It's my birthday
I'll cry if I want to
I'll cry if I want to
Forty years ago today I was born. I share a birthday (among other things) with Leonardo da Vinci. It's a time of intense energy. Abraham Lincoln died on this day after having been shot the day before. The Boston bombing happened on this day. And of course, it's tax day. As I mark what is likely the midpoint of my own life, I find myself reflecting on the concept of freedom.
I've been thinking lately about how I have experienced a kind of increasing freedom over the course of my life. I spent my twenties unlearning things I picked up in childhood that didn't serve me as an adult. My thirties were even more brutal, as I made moves to align my life (mainly my primary relationship and vocation) with my own values. This process has resulted in a fierce sovereignty. I know myself well. And it was a kind of liberation - I know what is mine, I know what is not mine.
Perhaps because of this inner freedom, I'm surprised to find myself living in an increasingly less free society. And while I feel strongly that true freedom is internal, I had not expected to have to give any of my energies to defending basic civil liberties - the freedom of speech, the freedom of assembly, the freedom to not be kidnapped by my own government.
I want something from you for my birthday. I want you to listen to the episode of the Daily from today. It is a deep dive in the story of Kilmar Abrego Garcia, the man wrongfully deported to El Salvador. He was granted protection from US courts in 2019 and promised that he would never be returned to El Salvador. As the episode makes clear, it would have been legal for the Trump administration to deport him to any country in the world EXCEPT El Salvador. But that didn't stop Trump's advisor Stephen Miller from lying to the media about his case, claiming the the Supreme Court had ruled 9-0 in the administration's favor (not true!).
[This loose relationship to truth was beautifully critiqued in an article a few weeks ago on George Orwell that I also recommend.]
The podcast ends with a chilling conclusion: the legal argument made by the Trump administration in his kidnapping could equally apply to US citizens as to immigrants. If allowed to stand, it would allow the Trump administration to deport US citizens to foreign prisons to be tortured without cause.

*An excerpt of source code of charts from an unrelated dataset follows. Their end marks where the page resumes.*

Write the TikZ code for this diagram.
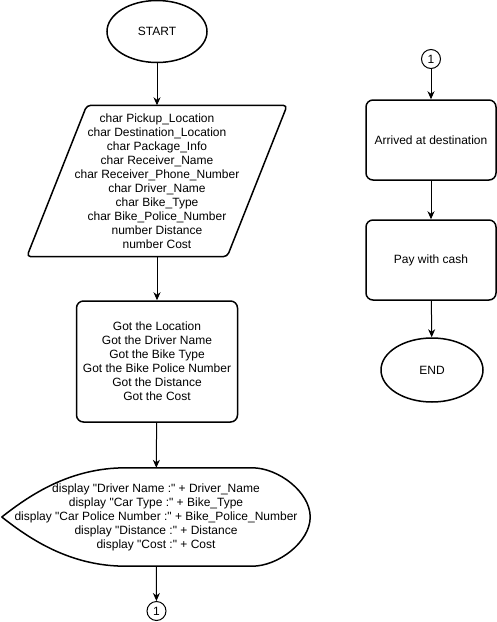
\documentclass[tikz,border=0pt]{standalone}
\usepackage{fontspec}
\setmainfont{Liberation Sans}[Ligatures=TeXOff]
\usetikzlibrary{shapes.geometric,arrows.meta}
\begin{document}
\begin{tikzpicture}[x=1pt,y=-1pt,
  txt/.style={font=\fontsize{12}{14}\selectfont, align=center, inner sep=0pt},
  term/.style={txt, ellipse, draw, line width=1.5pt, minimum width=100pt, minimum height=62pt},
  proc/.style={txt, rectangle, draw, line width=1.5pt, rounded corners=7pt, minimum width=130pt, minimum height=80pt},
  conn/.style={txt, circle, draw, line width=1pt, minimum size=19pt},
  ghost/.style={txt, rectangle, draw=none},
  outline/.style={line width=1.5pt, line join=round},
  flow/.style={line width=1pt, -{Stealth[length=8pt,width=7pt,inset=2.5pt]}}
]
\useasboundingbox (0,0) rectangle (497,622);

% left column
\node[term] (start) at (157,31.5) {START};
\node[ghost, minimum width=260pt, minimum height=151pt] (vars) at (157,181)
 {char Pickup\_Location\\char Destination\_Location\\char Package\_Info\\char Receiver\_Name\\char Receiver\_Phone\_Number\\char Driver\_Name\\char Bike\_Type\\char Bike\_Police\_Number\\number Distance\\number Cost};
\draw[outline, rounded corners=4pt] ([xshift=60pt]vars.north west) -- (vars.north east) -- ([xshift=-60pt]vars.south east) -- (vars.south west) -- cycle;

\node[proc, minimum width=161pt, minimum height=121pt] (got) at (157,361.5)
 {Got the Location\\Got the Driver Name\\Got the Bike Type\\Got the Bike Police Number\\Got the Distance\\Got the Cost};

\node[ghost, minimum width=308pt, minimum height=98pt] (disp) at (156,517)
 {display "Driver Name :" + Driver\_Name\\display "Car Type :" + Bike\_Type\\display "Car Police Number :" + Bike\_Police\_Number\\display "Distance :" + Distance\\display "Cost :" + Cost};
\draw[outline] (disp.west) .. controls ([xshift=28pt,yshift=22pt]disp.west) and ([xshift=68pt]disp.north west) .. ([xshift=124pt]disp.north west)
  -- ([xshift=-58pt]disp.north east) .. controls ([xshift=-32pt]disp.north east) and ([yshift=25pt]disp.east) .. (disp.east)
  .. controls ([yshift=-25pt]disp.east) and ([xshift=-32pt]disp.south east) .. ([xshift=-58pt]disp.south east)
  -- ([xshift=124pt]disp.south west) .. controls ([xshift=68pt]disp.south west) and ([xshift=28pt,yshift=-22pt]disp.west) .. (disp.west) -- cycle;

\node[conn] (c1) at (156.5,611) {1};

% right column
\node[conn] (c2) at (431,59) {1};
\node[proc] (arr) at (431,140) {Arrived at destination};
\node[proc] (pay) at (431,260) {Pay with cash};
\node[term, minimum width=102pt, minimum height=64pt] (endn) at (432,370) {END};

% connectors
\draw[flow] (start) -- (vars);
\draw[flow] (vars) -- (got);
\draw[flow] (got) -- (disp);
\draw[flow] (disp) -- (c1);
\draw[flow] (c2) -- (arr);
\draw[flow] (arr) -- (pay);
\draw[flow] (pay) -- (endn);
\end{tikzpicture}
\end{document}
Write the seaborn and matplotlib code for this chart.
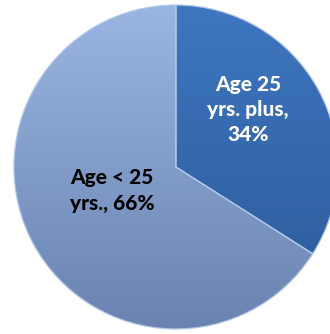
import numpy as np
import seaborn as sns
import matplotlib.pyplot as plt
from matplotlib.colors import LinearSegmentedColormap

sns.set_style('white')
plt.rcParams['font.family'] = ['Lato', 'DejaVu Sans']

# data
labels = ['Age 25\nyrs. plus,\n34%', 'Age < 25\nyrs., 66%']
shares = [34, 66]
top_colors = ['#3E76C0', '#9AB5E2']
bottom_colors = ['#2B5A98', '#6A83B0']
text_colors = ['white', 'black']

fig = plt.figure(figsize=(3.30, 3.34), dpi=100)
ax = fig.add_axes([0, 0, 1, 1])

wedges, _ = ax.pie(shares, startangle=90, counterclock=False,
                   colors=sns.color_palette(top_colors), radius=1.0,
                   wedgeprops=dict(linewidth=0))

# vertical shading inside each slice
grad = np.linspace(0, 1, 256).reshape(-1, 1)
for w, c_top, c_bot in zip(wedges, top_colors, bottom_colors):
    cmap = LinearSegmentedColormap.from_list('shade', [c_top, c_bot])
    im = ax.imshow(grad, cmap=cmap, extent=[-1, 1, -1, 1], origin='upper',
                   aspect='auto', zorder=2)
    im.set_clip_path(w)

# thin light edge along the slice borders
for w in wedges:
    w.set_edgecolor('#B4C7E8')
    w.set_linewidth(0.9)
    w.set_facecolor('none')
    w.set_zorder(3)

# labels
ax.text(0.445, 0.355, labels[0], ha='center', va='center', color=text_colors[0],
        fontsize=15, fontweight='black', linespacing=1.38, zorder=4)
ax.text(-0.395, -0.145, labels[1], ha='center', va='center', color=text_colors[1],
        fontsize=15, fontweight='black', linespacing=1.38, zorder=4)

ax.set_xlim(-1.086, 0.951)
ax.set_ylim(-1.031, 1.031)
ax.set_aspect('auto')
ax.axis('off')

fig.savefig('out.png', dpi=100)
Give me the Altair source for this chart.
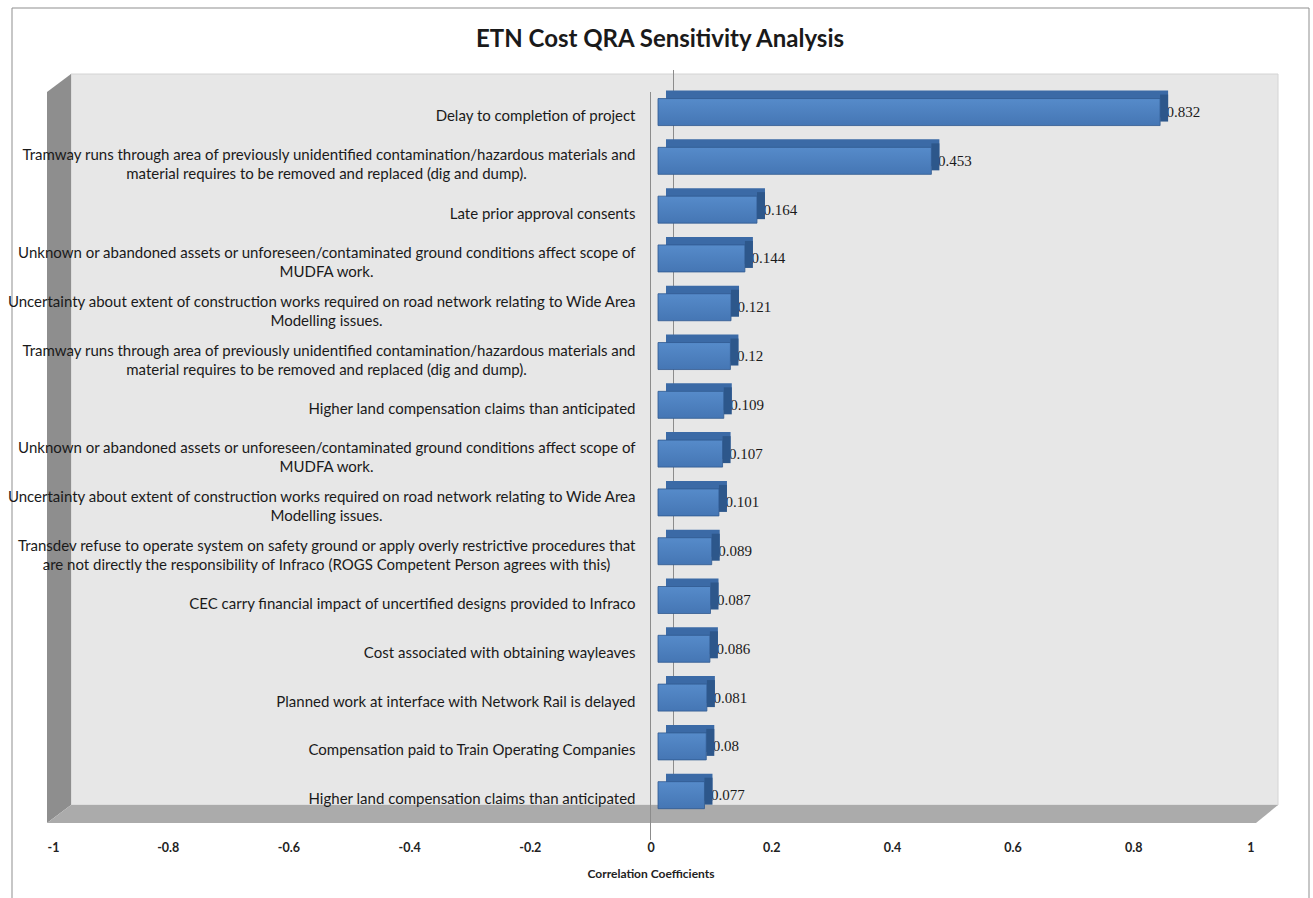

Adam Lipton, the guest on the episode, concluded chillingly: "There's really nothing in the administration's legal logic that would prohibit the administration from picking an American citizen off the street, send them to a vicious prison in another country where torture is routine, concededly lawlessly, and then say "whoops! sorry! nothing we can do about it. You're going to spend the rest of your days there... The logic and implications of the administration's position can only be called deeply disturbing."
This morning I found myself thinking about a few lines that I wrote in my dissertation more than a decade ago. I wrote,
"The parsimonious theories and neat typologies I was taught in graduate school in no way prepared me to understand the tremendous sacrifices and risks of physical and psychological violence that individuals take in authoritarian contexts to participate as members of the political opposition; that is something one learns in the field. I’d like to begin the dissertation by acknowledging my deep respect for those activists, regardless of political persuasion, whose phone calls are recorded and monitored, who are followed every time they leave their homes, who risk their lives and the lives of those they love on behalf of their ideals. For those who have “disappeared,” for those who have endured torture, sometimes for years or decades, for those who are presently in detention, for those whose bodies are dissolved in acid, buried at sea or in mass graves, I acknowledge your sacrifice. I know some of your stories."
The assumption that underpinned virtually all of my scholarship on authoritarianism was that I was talking about some place else, not my own home. And that when I spoke of activists, I was speaking of citizens of other countries. But we now find ourselves in a system where our leaders blatantly lie to citizens and defy our judicial system. What is coming for members of the political opposition in this country? More importantly, what are you going to do about it?